Notice: The reproducibility variables underlying each score are classified using an automated LLM-based pipeline, validated against a manually labeled dataset. LLM-based classification introduces uncertainty and potential bias; scores should be interpreted as estimates. Full accuracy metrics and methodology are described in [1].
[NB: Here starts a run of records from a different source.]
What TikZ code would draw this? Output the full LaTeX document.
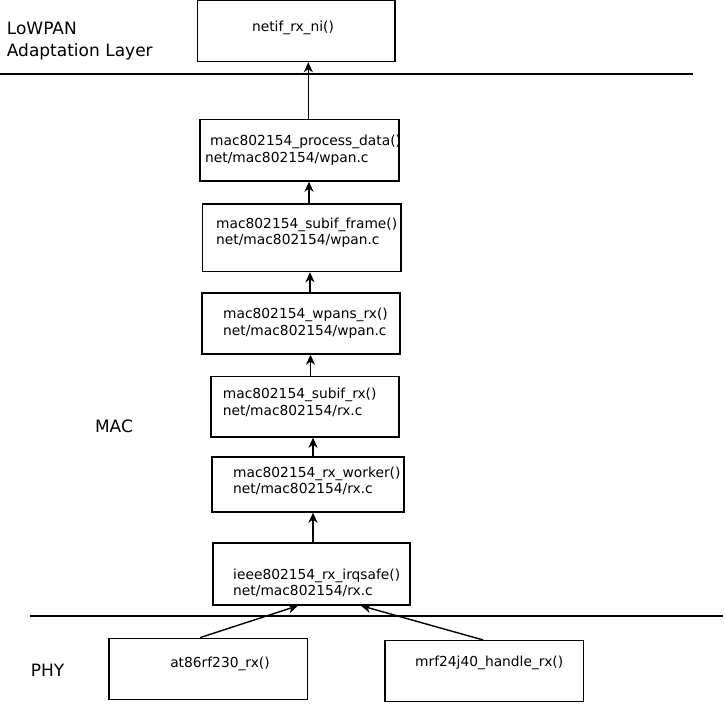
\documentclass[tikz,border=0pt]{standalone}
\usepackage{fontspec}
\setmainfont{DejaVu Sans}
\usetikzlibrary{arrows.meta}
\begin{document}
\begin{tikzpicture}[x=1pt,y=-1pt,
  box/.style={draw,line width=1.4pt,inner sep=0pt,rectangle},
  code/.style={font=\fontsize{13.8}{16.5}\selectfont,align=left,inner sep=0pt},
  layer/.style={font=\fontsize{17}{21.7}\selectfont,align=left,inner sep=0pt},
  arr/.style={line width=1.4pt,-{Stealth[length=10pt,width=9pt,inset=3pt]}},
  sep/.style={line width=1.4pt}]
\useasboundingbox (0,0) rectangle (725,704);

% layer separators
\coordinate (s1a) at (0,74);
\coordinate (s1b) at (693,74);
\coordinate (s2a) at (30,616);
\coordinate (s2b) at (723,616);
\draw[sep] (s1a) -- (s1b);
\draw[sep] (s2a) -- (s2b);

% layer labels
\node[layer,anchor=west] (lowpan) at (6.7,40.8) {LoWPAN\\Adaptation Layer};
\node[layer] (mac) at (114,426.7) {MAC};
\node[layer] (phy) at (47.5,670) {PHY};

% boxes
\node[box,minimum width=197.5pt,minimum height=60.8pt] (netif) at (296.25,31.1) {};
\node[box,minimum width=199pt,minimum height=61.5pt] (pd) at (299.5,150.25) {};
\node[box,minimum width=198.3pt,minimum height=67.5pt] (sf) at (301.85,237.75) {};
\node[box,minimum width=198pt,minimum height=61pt] (wr) at (301,323.5) {};
\node[box,minimum width=188pt,minimum height=60.3pt] (sr) at (305,406.85) {};
\node[box,minimum width=192pt,minimum height=55pt] (rw) at (308,484.5) {};
\node[box,minimum width=197pt,minimum height=62pt] (iq) at (311.5,574) {};
\node[box,minimum width=198.3pt,minimum height=61pt] (at) at (208.15,668.8) {};
\node[box,minimum width=198.3pt,minimum height=61pt] (mrf) at (484.15,671.2) {};

% texts
\node[code] (tnetif) at (293,28.3) {netif\_rx\_ni()};
\node[code,anchor=west] (tpd) at (205,150) {\hspace*{5pt}mac802154\_process\_data()\\net/mac802154/wpan.c};
\node[code,anchor=west] (tsf) at (216,232.5) {mac802154\_subif\_frame()\\net/mac802154/wpan.c};
\node[code,anchor=west] (twr) at (223,323.3) {mac802154\_wpans\_rx()\\net/mac802154/wpan.c};
\node[code,anchor=west] (tsr) at (222.7,402.5) {mac802154\_subif\_rx()\\net/mac802154/rx.c};
\node[code,anchor=west] (trw) at (233,481) {mac802154\_rx\_worker()\\net/mac802154/rx.c};
\node[code,anchor=west] (tiq) at (233,582.7) {ieee802154\_rx\_irqsafe()\\net/mac802154/rx.c};
\node[code] (tat) at (220,664) {at86rf230\_rx()};
\node[code,anchor=west] (tmrf) at (415,663) {mrf24j40\_handle\_rx()};

% arrow columns
\coordinate (c1) at (308.3,0);
\coordinate (c2) at (309,0);
\coordinate (c3) at (310,0);
\coordinate (c4) at (310.5,0);
\coordinate (c5) at (313,0);
\coordinate (c6) at (313,0);

\draw[arr] (pd.north -| c1) -- (netif.south -| c1);
\draw[arr] (sf.north -| c2) -- (pd.south -| c2);
\draw[arr] (wr.north -| c3) -- (sf.south -| c3);
\draw[arr] (sr.north -| c4) -- (wr.south -| c4);
\draw[arr] (rw.north -| c5) -- (sr.south -| c5);
\draw[arr] (iq.north -| c6) -- (rw.south -| c6);
\draw[arr] ([xshift=-8pt]at.north) -- ([xshift=-13.5pt]iq.south);
\draw[arr] ([xshift=-0.85pt]mrf.north) -- ([xshift=49.5pt]iq.south);
\end{tikzpicture}
\end{document}
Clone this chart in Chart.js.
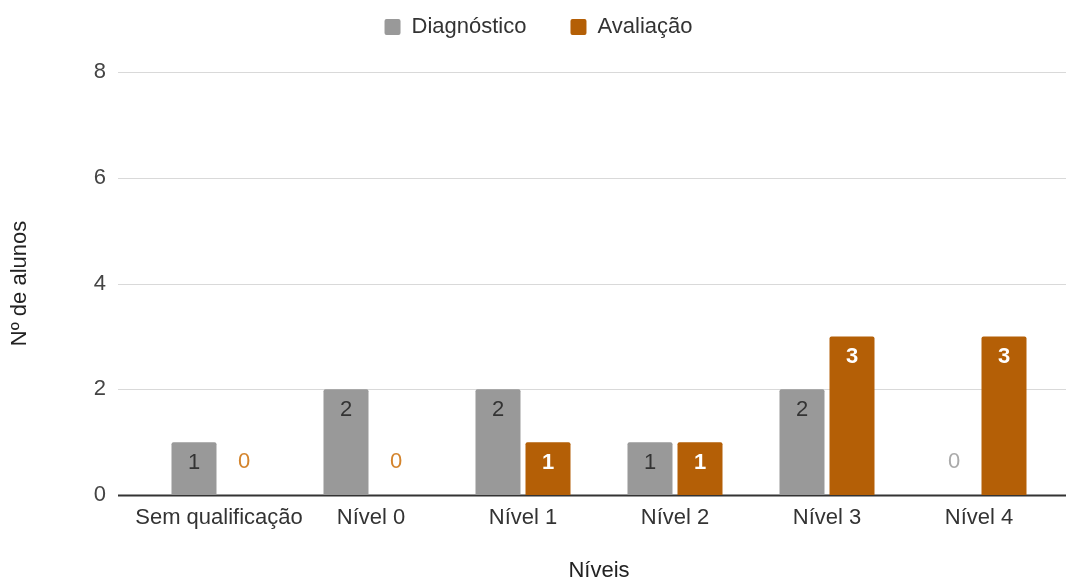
<!DOCTYPE html>
<html>
<head>
<meta charset="utf-8">
<script src="https://cdn.jsdelivr.net/npm/chart.js@4"></script>
<style>
  html, body { margin: 0; padding: 0; background: #fff; }
  #wrap { width: 1066px; height: 583px; }
</style>
</head>
<body>
<div id="wrap"><canvas id="niveisChart"></canvas></div>
<script>
// categorias e valores
const niveis = ['Sem qualificação', 'Nível 0', 'Nível 1', 'Nível 2', 'Nível 3', 'Nível 4'];
const diagnostico = [1, 2, 2, 1, 2, 0];
const avaliacao = [0, 0, 1, 1, 3, 3];
const yTicks = [0, 2, 4, 6, 8];

const FONT = "'Liberation Sans', Arial, sans-serif";

//linhas de grade horizontais, mais largas que a area do grafico
const gridPlugin = {
    id: 'gridPlugin',
    beforeDatasetsDraw(chart) {
        const ctx = chart.ctx;
        const y = chart.scales.y;
        ctx.save();
        yTicks.forEach(v => {
            const py = Math.round(y.getPixelForValue(v)) + 0.5;
            ctx.beginPath();
            ctx.strokeStyle = v === 0 ? '#333' : '#d9d9d9';
            ctx.lineWidth = v === 0 ? 2 : 1;
            ctx.moveTo(118, py);
            ctx.lineTo(1066, py);
            ctx.stroke();
        });
        ctx.restore();
    }
};

//rotulos de valor em cada barra
const labelPlugin = {
    id: 'labelPlugin',
    afterDatasetsDraw(chart) {
        const ctx = chart.ctx;
        ctx.save();
        ctx.textAlign = 'center';
        ctx.textBaseline = 'middle';
        chart.data.datasets.forEach((ds, di) => {
            const meta = chart.getDatasetMeta(di);
            meta.data.forEach((bar, i) => {
                const v = ds.data[i];
                let ty, color, weight;
                if (v === 0) {
                    ty = bar.base - 33;
                    color = di === 0 ? '#aaaaaa' : '#d4842c';
                    weight = 'normal';
                } else {
                    ty = bar.y + 21;
                    color = di === 0 ? '#333333' : '#ffffff';
                    weight = di === 0 ? 'normal' : 'bold';
                }
                ctx.font = weight + ' 22px ' + FONT;
                ctx.fillStyle = color;
                ctx.fillText(String(v), bar.x, ty);
            });
        });
        ctx.restore();
    }
};

//posiciona a legenda como no original
const legendShift = {
    id: 'legendShift',
    afterLayout(chart) {
        chart.legend.left += 11;
        chart.legend.right += 11;
        chart.legend.top -= 28;
        chart.legend.bottom -= 28;
    }
};

const ctx = document.getElementById('niveisChart').getContext('2d');
new Chart(ctx, {
    type: 'bar',
    data: {
        labels: niveis,
        datasets: [{
            label: 'Diagnóstico',
            data: diagnostico,
            backgroundColor: '#999999',
            borderRadius: { topLeft: 2, topRight: 2 },
            borderSkipped: 'start',
            categoryPercentage: 0.658,
            barPercentage: 0.9
        }, {
            label: 'Avaliação',
            data: avaliacao,
            backgroundColor: '#b45f06',
            borderRadius: { topLeft: 2, topRight: 2 },
            borderSkipped: 'start',
            categoryPercentage: 0.658,
            barPercentage: 0.9
        }]
    },
    options: {
        responsive: true,
        maintainAspectRatio: false,
        animation: false,
        layout: { padding: { top: 0, right: 11, bottom: 0, left: 0 } },
        plugins: {
            legend: {
                position: 'top',
                maxHeight: 72,
                labels: {
                    boxWidth: 16,
                    boxHeight: 16,
                    padding: 44,
                    useBorderRadius: true,
                    borderRadius: 2,
                    color: '#333',
                    font: { family: FONT, size: 22 }
                }
            },
            tooltip: { enabled: false }
        },
        scales: {
            x: {
                grid: { display: false, drawTicks: false },
                border: { display: false },
                ticks: {
                    color: '#333',
                    padding: 10,
                    maxRotation: 0,
                    autoSkip: false,
                    font: { family: FONT, size: 22 }
                },
                title: {
                    display: true,
                    text: 'Níveis',
                    color: '#222',
                    padding: { top: 0, bottom: -1 },
                    font: { family: FONT, size: 22 }
                },
                afterFit(scale) { scale.height = 88; }
            },
            y: {
                min: 0,
                max: 8,
                grid: { display: false, drawTicks: false },
                border: { display: false },
                ticks: {
                    stepSize: 2,
                    color: '#444',
                    padding: 37,
                    font: { family: FONT, size: 22 }
                },
                title: {
                    display: true,
                    text: 'Nº de alunos',
                    color: '#222',
                    padding: { top: 7, bottom: 0 },
                    font: { family: FONT, size: 22 }
                },
                afterFit(scale) { scale.width = 143; }
            }
        }
    },
    plugins: [gridPlugin, labelPlugin, legendShift]
});
</script>
</body>
</html>
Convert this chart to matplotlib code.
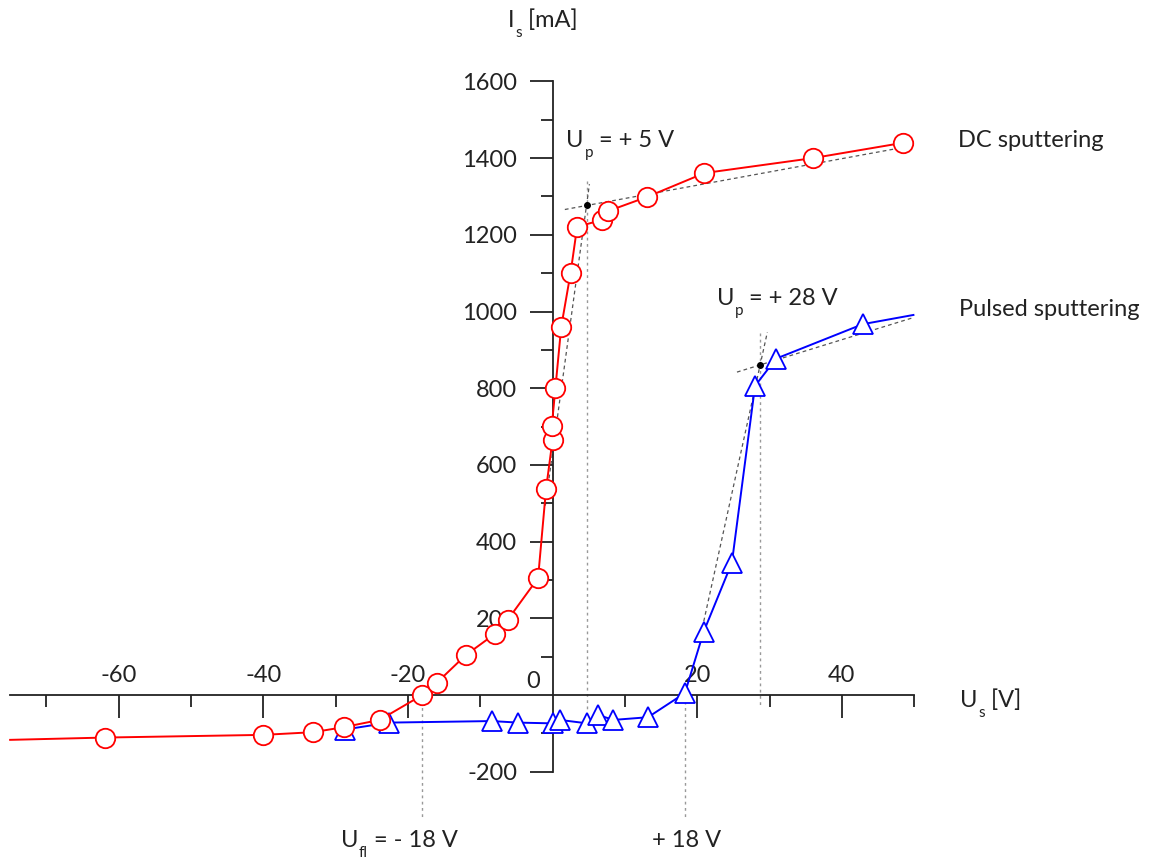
import matplotlib
matplotlib.use("Agg")
import matplotlib.pyplot as plt

plt.rcParams["font.family"] = ["Lato", "DejaVu Sans"]
plt.rcParams["axes.unicode_minus"] = False

# DC sputtering (red circles); first point only continues the line to the axis edge
dc_u = [-75.0, -61.9, -40.0, -33.1, -28.9, -23.9, -18.0, -16.0, -12.0, -8.0, -6.2,
        -2.0, -0.9, 0.0, -0.1, 0.4, 1.2, 2.5, 3.4, 6.9, 7.7, 13.1, 21.0, 36.0, 48.5]
dc_i = [-117, -111, -104, -97, -84, -65, 0, 32, 104, 159, 196,
        305, 537, 665, 702, 801, 960, 1101, 1221, 1239, 1262, 1299, 1361, 1400, 1440]

# pulsed sputtering (blue triangles); last point only continues the line to the axis end
pu_u = [-28.7, -22.6, -8.4, -4.8, 0.0, 1.0, 4.8, 6.3, 8.4, 13.2, 18.3, 20.9, 24.8,
        28.0, 30.9, 42.9, 49.9]
pu_i = [-90, -72, -68, -72, -74, -65, -74, -52, -65, -58, 5, 165, 345,
        806, 877, 967, 991]

# tangent constructions
dc_tan_flat_u = [1.7, 48.8]
dc_tan_flat_i = [1266, 1429]
dc_tan_steep_u = [-1.0, 5.1]
dc_tan_steep_i = [494, 1332]
dc_up = (4.7, 1277)
pu_tan_flat_u = [25.5, 49.7]
pu_tan_flat_i = [842, 983]
pu_tan_steep_u = [20.5, 29.7]
pu_tan_steep_i = [157, 946]
pu_up = (28.7, 860)

x_major = [-60, -40, -20, 20, 40]
x_minor = [-70, -50, -30, -10, 10, 30, 50]
y_major = [-200, 200, 400, 600, 800, 1000, 1200, 1400, 1600]
y_minor = [-100, 100, 300, 500, 700, 900, 1100, 1300, 1500]

fig = plt.figure(figsize=(11.68, 8.61), dpi=100)
ax = fig.add_axes([0, 0, 1, 1])
ax.patch.set_visible(False)
ax.set_xlim(-76.4, 85.1)
ax.set_ylim(-432.9, 1812.3)

for side in ["top", "right"]:
    ax.spines[side].set_visible(False)
ax.spines["left"].set_position(("data", 0))
ax.spines["bottom"].set_position(("data", 0))
ax.spines["left"].set_bounds(-200, 1600)
ax.spines["bottom"].set_bounds(-75, 50)
for side in ["left", "bottom"]:
    ax.spines[side].set_linewidth(1.3)
    ax.spines[side].set_color("#222222")

ax.set_xticks(x_major)
ax.set_xticks(x_minor, minor=True)
ax.set_yticks(y_major)
ax.set_yticks(y_minor, minor=True)
ax.tick_params(axis="both", which="major", direction="out", length=16.5, width=1.3,
               color="#222222")
ax.tick_params(axis="both", which="minor", direction="out", length=8.5, width=1.3,
               color="#222222")
ax.tick_params(axis="x", labelbottom=False)
ax.tick_params(axis="y", labelsize=17, pad=9, labelcolor="#222222")

for v in x_major:
    ax.text(v, 34, str(v), ha="center", va="baseline", fontsize=17, color="#222222")
ax.text(-2.7, 18, "0", ha="center", va="baseline", fontsize=17, color="#222222")

# guide lines
dot = dict(color="#999999", lw=1.0, ls=(0, (2, 2.5)), zorder=1)
ax.plot([4.7, 4.7], [1340, -39], **dot)
ax.plot([28.7, 28.7], [944, -34], **dot)
ax.plot([-18.0, -18.0], [0, -320], **dot)
ax.plot([18.3, 18.3], [0, -320], **dot)

dash = dict(color="#555555", lw=0.9, ls=(0, (3, 2.5)), zorder=1)
ax.plot(dc_tan_flat_u, dc_tan_flat_i, **dash)
ax.plot(dc_tan_steep_u, dc_tan_steep_i, **dash)
ax.plot(pu_tan_flat_u, pu_tan_flat_i, **dash)
ax.plot(pu_tan_steep_u, pu_tan_steep_i, **dash)

ax.plot(pu_u, pu_i, color="#0000ff", lw=1.4, marker="^", ms=15, mfc="white",
        mec="#0000ff", mew=1.3, markevery=list(range(len(pu_u) - 1)), zorder=3)
ax.plot(dc_u, dc_i, color="#ff0000", lw=1.4, marker="o", ms=14, mfc="white",
        mec="#ff0000", mew=1.3, markevery=list(range(1, len(dc_u))), zorder=4)

ax.plot(*dc_up, "o", color="black", ms=4, zorder=5)
ax.plot(*pu_up, "o", color="black", ms=4, zorder=5)


def sub_label(x, y, main, sub, rest):
    # main letter, lowered small subscript, then the rest on the main baseline
    t = ax.text(x, y, main, fontsize=17, color="#222222", va="baseline", ha="left")
    s = ax.annotate(sub, xy=(1, y), xycoords=(t, "data"), xytext=(0.5, -7.5),
                    textcoords="offset points", fontsize=11, color="#222222",
                    va="baseline", ha="left")
    ax.annotate(rest, xy=(1, y), xycoords=(s, "data"), xytext=(0, 0),
                textcoords="offset points", fontsize=17, color="#222222",
                va="baseline", ha="left")


txt = dict(fontsize=17, color="#222222", va="baseline", ha="left")
sub_label(-6.15, 1742, "I", "s", " [mA]")
sub_label(1.9, 1429, "U", "p", " = + 5 V")
ax.text(56.1, 1429, "DC sputtering", **txt)
sub_label(22.7, 1017, "U", "p", " = + 28 V")
ax.text(56.2, 988, "Pulsed sputtering", **txt)
sub_label(56.4, -31, "U", "s", " [V]")
sub_label(-29.3, -396, "U", "fl", " = - 18 V")
ax.text(13.7, -396, "+ 18 V", **txt)

fig.savefig("out.png", dpi=100)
WildChat-50M: A Deep Dive Into the Role of Synthetic Data in Post-Training
Authors: Benjamin Feuer, Chinmay Hegde
ICML 2025 | Venue PDF | LLM Run Details
| Reproducibility Variable | Result | LLM Response |
|---|---|---|
| Research Type | Experimental | We conduct an extensive comparative analysis and demonstrate the potential of this dataset by creating RE-WILD, our own public SFT mix, which outperforms the recent Tulu-3 SFT mixture from Allen AI with only 40% as many samples. Our dataset, samples and code are available at https://github. com/penfever/wildchat-50m. |
| Researcher Affiliation | Academia | 1Department of Computer Science and Engineering, New York University, New York City, USA. Correspondence to: Benjamin Feuer <EMAIL>. |
| Pseudocode | No | The paper describes the methodology in narrative text and does not include any explicitly labeled pseudocode or algorithm blocks. |
| Open Source Code | Yes | Our dataset, samples and code are available at https://github. com/penfever/wildchat-50m. |
| Open Datasets | Yes | To close this gap and better understand the downstream effects of DGM choice on synthetic data quality, we develop WILDCHAT-50M, which is the largest and most diverse publicly available dataset of chat transcripts to date. We also show that WILDCHAT-50M is a particularly effective source for post-training data for LLMs. Our core contributions in this work are as follows: 1. We introduce WILDCHAT-50M, the largest publicly available dataset of chat transcripts. Our dataset consists a vast corpus of synthetically generated chat transcripts using 50 different open-weight models. |
| Dataset Splits | No | The paper specifies training sample sizes for SFT experiments (e.g., "Most of our experiments were conducted on SFT models trained on 250,000 (250k) conversations" and "We ablate the effect of data scaling at 100k, 250k and 500k samples"), but it does not provide explicit training/validation/test dataset splits from the WILDCHAT-50M dataset itself. Evaluation is performed on external benchmarks. |
| Hardware Specification | Yes | Our data collection process was conducted over a period of approximately two months on a 12x8 H100 shared research cluster. ... Each of our SFT runs utilizes one 4x H100 node. |
| Software Dependencies | No | All responses and judgments are generated using VLLM (Kwon et al., 2023)... We conduct our SFT experiments using a modified version of the Axolotl framework (Lian, 2025). The paper mentions software frameworks like VLLM and Axolotl but does not provide specific version numbers for these or other key software components. |
| Experiment Setup | Yes | We use the Adam W optimizer (Loshchilov & Hutter, 2017) with a learning rate of 2e-5, a single epoch, and a cosine learning rate scheduler, with eight steps of gradient accumulation, in bf16 precision. We also utilize several techniques to optimize training speed, such as gradient checkpointing, flash attention, and in some cases, FSDP (full shard, autowrap). The base model trained is always llama 3.1 8B (for us and baselines). |